Let's be clear on the effect of discarding those two random bits. When you call my ad-hoc ruf() to get a random float you might get, by chance
.0186264459
or you might get
.0186264496
But you will never get a number in between those two. Please. Look at those two numbers again. The ad hoc ruf() that I presented above cannot return a number larger than .0186264459 but smaller than .0186264496. The granularity imposed by the ">>2" is just too coarse. (Obviously it's the exact same granularity throughout the 0 < x < 1 range. No cherry-picking here.)
Look at the two numbers again. Raise your hand if you think this coarse granularity is likely to be a problem in any of 99.999% of applications.

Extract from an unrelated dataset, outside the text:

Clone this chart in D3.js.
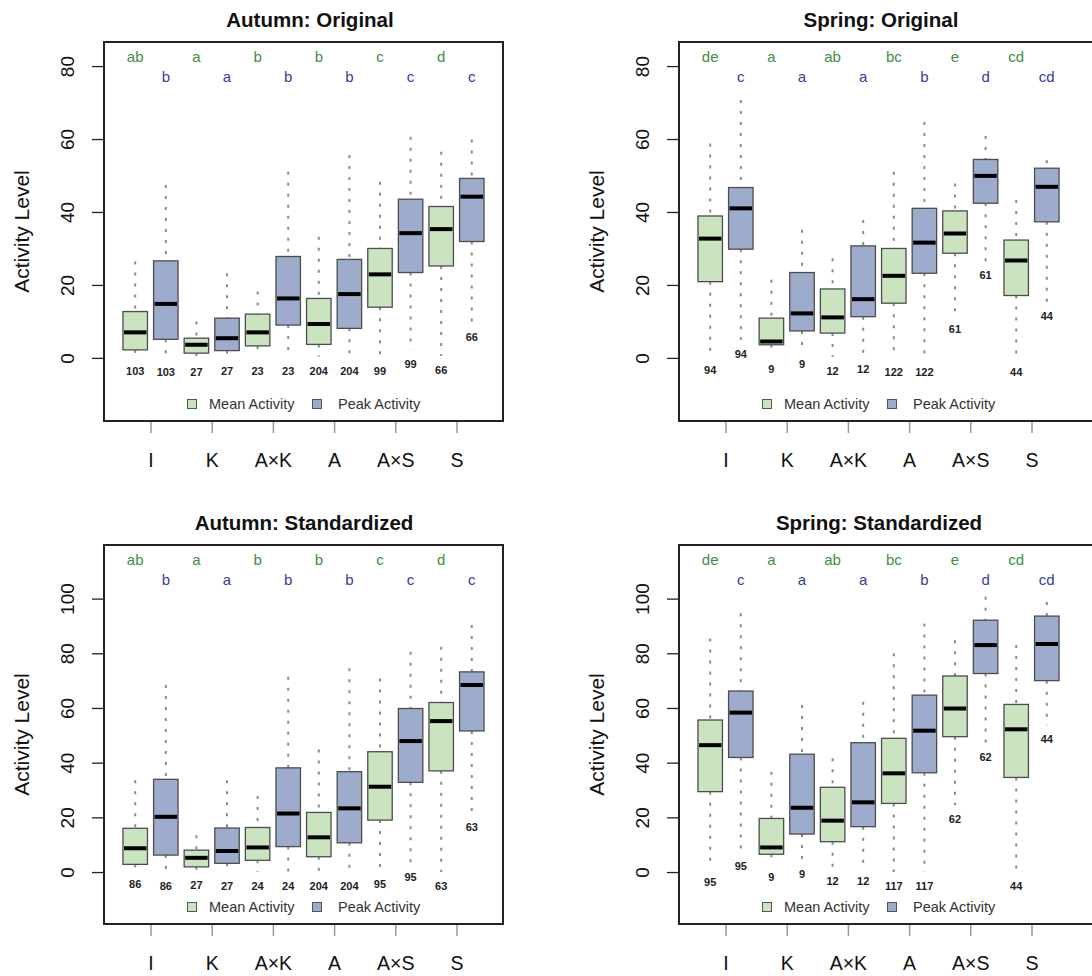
<!DOCTYPE html>
<html>
<head>
<meta charset="utf-8">
<script src="https://cdn.jsdelivr.net/npm/d3@7"></script>
<style>
  body { margin: 0; background: #fff; }
  svg { display: block; font-family: "Liberation Sans", Arial, Helvetica, sans-serif; }
</style>
</head>
<body>
<script>
// categories on the x axis (two boxes each: mean, peak)
const categories = ["I", "K", "A\u00d7K", "A", "A\u00d7S", "S"];
const seriesNames = ["Mean Activity", "Peak Activity"];

// box stats per box: [lower whisker, Q1, median, Q3, upper whisker]
const autumnOriginal = [
  [0.3, 2.2, 7.0, 12.7, 26.4], [0, 5.1, 14.8, 26.6, 47.4],
  [0, 1.3, 3.6, 5.4, 10.0], [0.3, 2.0, 5.4, 10.9, 23.2],
  [0.3, 3.3, 7.0, 12.0, 18.2], [0.3, 9.0, 16.3, 27.8, 51.0],
  [0.3, 3.7, 9.3, 16.3, 33.2], [0.3, 8.1, 17.5, 27.0, 55.6],
  [0.3, 13.9, 22.9, 30.0, 48.3], [2.2, 23.4, 34.2, 43.5, 60.6],
  [0.5, 25.2, 35.3, 41.5, 56.5], [9.5, 31.9, 44.2, 49.2, 59.9]
];
const springOriginal = [
  [0.5, 20.9, 32.7, 38.9, 58.8], [4.9, 29.8, 41.0, 46.7, 70.7],
  [0.8, 3.6, 4.5, 10.9, 21.4], [2.2, 7.4, 12.2, 23.4, 35.1],
  [0.3, 6.8, 11.1, 18.9, 27.3], [0.8, 11.3, 16.1, 30.7, 37.8],
  [0, 15.0, 22.5, 30.0, 51.0], [0, 23.2, 31.6, 41.0, 64.7],
  [11.8, 28.7, 34.1, 40.3, 47.8], [26.5, 42.4, 49.9, 54.4, 60.8],
  [0, 17.1, 26.7, 32.3, 43.3], [15.4, 37.3, 46.9, 52.0, 54.2]
];
const autumnStandardized = [
  [0.6, 2.8, 8.7, 16.0, 33.6], [0, 6.2, 20.2, 33.9, 68.4],
  [0.3, 1.9, 5.2, 8.0, 13.5], [0, 3.2, 7.7, 16.1, 33.6],
  [0, 4.3, 9.0, 16.3, 27.8], [0, 9.3, 21.4, 38.1, 71.4],
  [0, 5.6, 12.7, 21.8, 44.8], [0, 10.7, 23.3, 36.7, 74.5],
  [0.6, 19.0, 31.2, 44.0, 70.8], [3.2, 32.8, 47.9, 59.8, 80.6],
  [0, 37.0, 55.2, 62.0, 82.4], [21.5, 51.6, 68.4, 73.2, 90.3]
];
const springStandardized = [
  [1.3, 29.4, 46.4, 55.6, 85.4], [7.1, 41.9, 58.3, 66.2, 94.6],
  [3.2, 6.5, 9.0, 19.6, 36.7], [4.4, 13.9, 23.5, 43.1, 61.1],
  [1.9, 11.1, 18.8, 31.0, 41.6], [1.9, 16.6, 25.5, 47.3, 62.3],
  [0, 25.1, 36.1, 48.9, 80.0], [0, 36.3, 51.7, 64.7, 90.9],
  [24.5, 49.5, 59.8, 71.7, 84.8], [47.0, 72.6, 83.0, 92.1, 100.7],
  [0, 34.6, 52.2, 61.3, 83.0], [53.7, 70.0, 83.4, 93.6, 98.8]
];

// sample sizes printed under each box
const autumnOriginalN = [103, 103, 27, 27, 23, 23, 204, 204, 99, 99, 66, 66];
const springOriginalN = [94, 94, 9, 9, 12, 12, 122, 122, 61, 61, 44, 44];
const autumnStandardizedN = [86, 86, 27, 27, 24, 24, 204, 204, 95, 95, 63, 63];
const springStandardizedN = [95, 95, 9, 9, 12, 12, 117, 117, 62, 62, 44, 44];

// significance letters (mean row, peak row)
const autumnMeanLetters = ["ab", "a", "b", "b", "c", "d"];
const autumnPeakLetters = ["b", "a", "b", "b", "c", "c"];
const springMeanLetters = ["de", "a", "ab", "bc", "e", "cd"];
const springPeakLetters = ["c", "a", "a", "b", "d", "cd"];

// y tick labels
const originalTicks = [0, 20, 40, 60, 80];
const standardizedTicks = [0, 20, 40, 60, 80, 100];

const width = 1092, height = 976;
const fillMean = "#c9e4bf", fillPeak = "#9dabcd";
const letterMean = "#3f8f3f", letterPeak = "#3a3a9e";

const svg = d3.select("body").append("svg")
  .attr("width", width)
  .attr("height", height);

const panels = [
  { title: "Autumn: Original", stats: autumnOriginal, n: autumnOriginalN, meanL: autumnMeanLetters, peakL: autumnPeakLetters,
    ticks: originalTicks, left: 104, right: 503, top: 42, bottom: 421, yDomain: [-17.3, 86.6], titleX: 310 },
  { title: "Spring: Original", stats: springOriginal, n: springOriginalN, meanL: springMeanLetters, peakL: springPeakLetters,
    ticks: originalTicks, left: 679, right: 1110, top: 42, bottom: 421, yDomain: [-17.3, 86.6], titleX: 881 },
  { title: "Autumn: Standardized", stats: autumnStandardized, n: autumnStandardizedN, meanL: autumnMeanLetters, peakL: autumnPeakLetters,
    ticks: standardizedTicks, left: 104, right: 503, top: 545, bottom: 924, yDomain: [-19.0, 119.6], titleX: 304 },
  { title: "Spring: Standardized", stats: springStandardized, n: springStandardizedN, meanL: springMeanLetters, peakL: springPeakLetters,
    ticks: standardizedTicks, left: 679, right: 1110, top: 545, bottom: 924, yDomain: [-19.0, 119.6], titleX: 879 }
];

panels.forEach(p => {
  const g = svg.append("g");

  // R style: boxes at 1..12, xlim 0.5..12.5 widened by 4%
  const x = d3.scaleLinear().domain([-0.02, 13.02]).range([p.left, p.left + 399]);
  const y = d3.scaleLinear().domain(p.yDomain).range([p.bottom, p.top]);
  const boxW = x(0.8) - x(0);

  // title
  g.append("text")
    .attr("x", p.titleX)
    .attr("y", p.top - 15)
    .attr("text-anchor", "middle")
    .style("font-size", "20.5px")
    .style("font-weight", "bold")
    .attr("fill", "#111")
    .text(p.title);

  // y axis
  const yAxis = g.append("g")
    .attr("transform", `translate(${p.left},0)`)
    .call(d3.axisLeft(y).tickValues(p.ticks).tickSize(12).tickFormat(d3.format("d")));
  yAxis.select(".domain").remove();
  yAxis.selectAll("line").attr("stroke", "#222").attr("stroke-width", 1.3);
  yAxis.selectAll("text")
    .attr("x", null).attr("dy", "0.35em")
    .attr("transform", "translate(-37,0) rotate(-90)")
    .attr("text-anchor", "middle")
    .attr("fill", "#111")
    .style("font-size", "19px")
    .style("font-family", null);

  g.append("text")
    .attr("transform", `translate(${p.left - 82},${(p.top + p.bottom) / 2}) rotate(-90)`)
    .attr("dy", "0.35em")
    .attr("text-anchor", "middle")
    .style("font-size", "21px")
    .attr("fill", "#111")
    .text("Activity Level");

  // x axis, one tick between each mean/peak pair
  const xAxis = g.append("g")
    .attr("transform", `translate(0,${p.bottom})`)
    .call(d3.axisBottom(x)
      .tickValues(categories.map((c, i) => 2 * i + 1.5))
      .tickFormat((d, i) => categories[i])
      .tickSize(12)
      .tickPadding(20));
  xAxis.select(".domain").remove();
  xAxis.selectAll("line").attr("stroke", "#999").attr("stroke-width", 1.5);
  xAxis.selectAll("text")
    .attr("fill", "#111")
    .style("font-size", "19.5px")
    .style("font-family", null);

  // boxes
  const boxes = g.selectAll(".box")
    .data(p.stats)
    .enter()
    .append("g")
    .attr("class", "box");

  boxes.append("line")
    .attr("x1", (d, i) => x(i + 1)).attr("x2", (d, i) => x(i + 1))
    .attr("y1", d => y(d[4])).attr("y2", d => y(d[3]))
    .attr("stroke", "#8a8a8a").attr("stroke-width", 2)
    .attr("stroke-dasharray", "3,8");

  boxes.append("line")
    .attr("x1", (d, i) => x(i + 1)).attr("x2", (d, i) => x(i + 1))
    .attr("y1", d => y(d[1])).attr("y2", d => y(d[0]))
    .attr("stroke", "#8a8a8a").attr("stroke-width", 2)
    .attr("stroke-dasharray", "3,8");

  boxes.append("rect")
    .attr("x", (d, i) => x(i + 1) - boxW / 2)
    .attr("y", d => y(d[3]))
    .attr("width", boxW)
    .attr("height", d => y(d[1]) - y(d[3]))
    .attr("fill", (d, i) => i % 2 === 0 ? fillMean : fillPeak)
    .attr("stroke", "#4d4d4d")
    .attr("stroke-width", 1.3);

  boxes.append("line")
    .attr("x1", (d, i) => x(i + 1) - boxW / 2 + 1).attr("x2", (d, i) => x(i + 1) + boxW / 2 - 1)
    .attr("y1", d => y(d[2])).attr("y2", d => y(d[2]))
    .attr("stroke", "#000").attr("stroke-width", 4);

  // sample sizes
  boxes.append("text")
    .attr("x", (d, i) => x(i + 1))
    .attr("y", d => y(d[0]) + 14)
    .attr("dy", "0.35em")
    .attr("text-anchor", "middle")
    .style("font-size", "11px")
    .style("font-weight", "bold")
    .attr("fill", "#222")
    .text((d, i) => p.n[i]);

  // significance letters
  g.selectAll(".lm")
    .data(p.meanL)
    .enter()
    .append("text")
    .attr("x", (d, i) => x(2 * i + 1))
    .attr("y", p.top + 15)
    .attr("dy", "0.35em")
    .attr("text-anchor", "middle")
    .style("font-size", "15px")
    .attr("fill", letterMean)
    .text(d => d);

  g.selectAll(".lp")
    .data(p.peakL)
    .enter()
    .append("text")
    .attr("x", (d, i) => x(2 * i + 2))
    .attr("y", p.top + 35)
    .attr("dy", "0.35em")
    .attr("text-anchor", "middle")
    .style("font-size", "15px")
    .attr("fill", letterPeak)
    .text(d => d);

  // legend
  const legY = p.bottom - 17;
  const leg = g.selectAll(".leg")
    .data(seriesNames)
    .enter()
    .append("g")
    .attr("transform", (d, i) => `translate(${p.left + 88 + i * 125},${legY})`);
  leg.append("rect")
    .attr("x", -4.5).attr("y", -4.5)
    .attr("width", 9).attr("height", 9)
    .attr("fill", (d, i) => i === 0 ? fillMean : fillPeak)
    .attr("stroke", "#555").attr("stroke-width", 1);
  leg.append("text")
    .attr("x", (d, i) => i === 0 ? 17 : 21)
    .attr("dy", "0.35em")
    .style("font-size", "14.5px")
    .attr("fill", "#333")
    .text(d => d);

  // frame
  g.append("rect")
    .attr("x", p.left).attr("y", p.top)
    .attr("width", p.right - p.left).attr("height", p.bottom - p.top)
    .attr("fill", "none")
    .attr("stroke", "#222")
    .attr("stroke-width", 2);
});
</script>
</body>
</html>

This is getting me back into a work frame of mind.
Is that good or bad?
Color me perverse, but I write code for fun when others might be out hang-gliding or trying to pick up women in a bar! (My life isn't completely devoted to code -- I'd probably be out chatting with friends on Floating Fortune Road if I hadn't stayed home to compose this post.)
The three functions all have 0.5 for a mean. Standard deviation is .2886. Median .707 which is 1/sqrt(2). Haven't racked that down as to significance.
The "discrepancy" you complain of is caused STRICTLY by the granularity "problem" I explain above. To show this discrepancy you infoked ruf() 2 Billion times (Billion with a B). You must have understood this in advance, or you wouldn't have chosen such a large iteration count. Did you think this demonstration was needed to understand the result of discarding 2 bits?
And by the way, the medians are all 0.5.
The C qsort() does notappearto work with numbers less than 1 so I had to wite a sort routine.
qsort() works fine with doubles, large or small. You must supply a comparison function. If you wish, post your attempt and I'll debug it for you.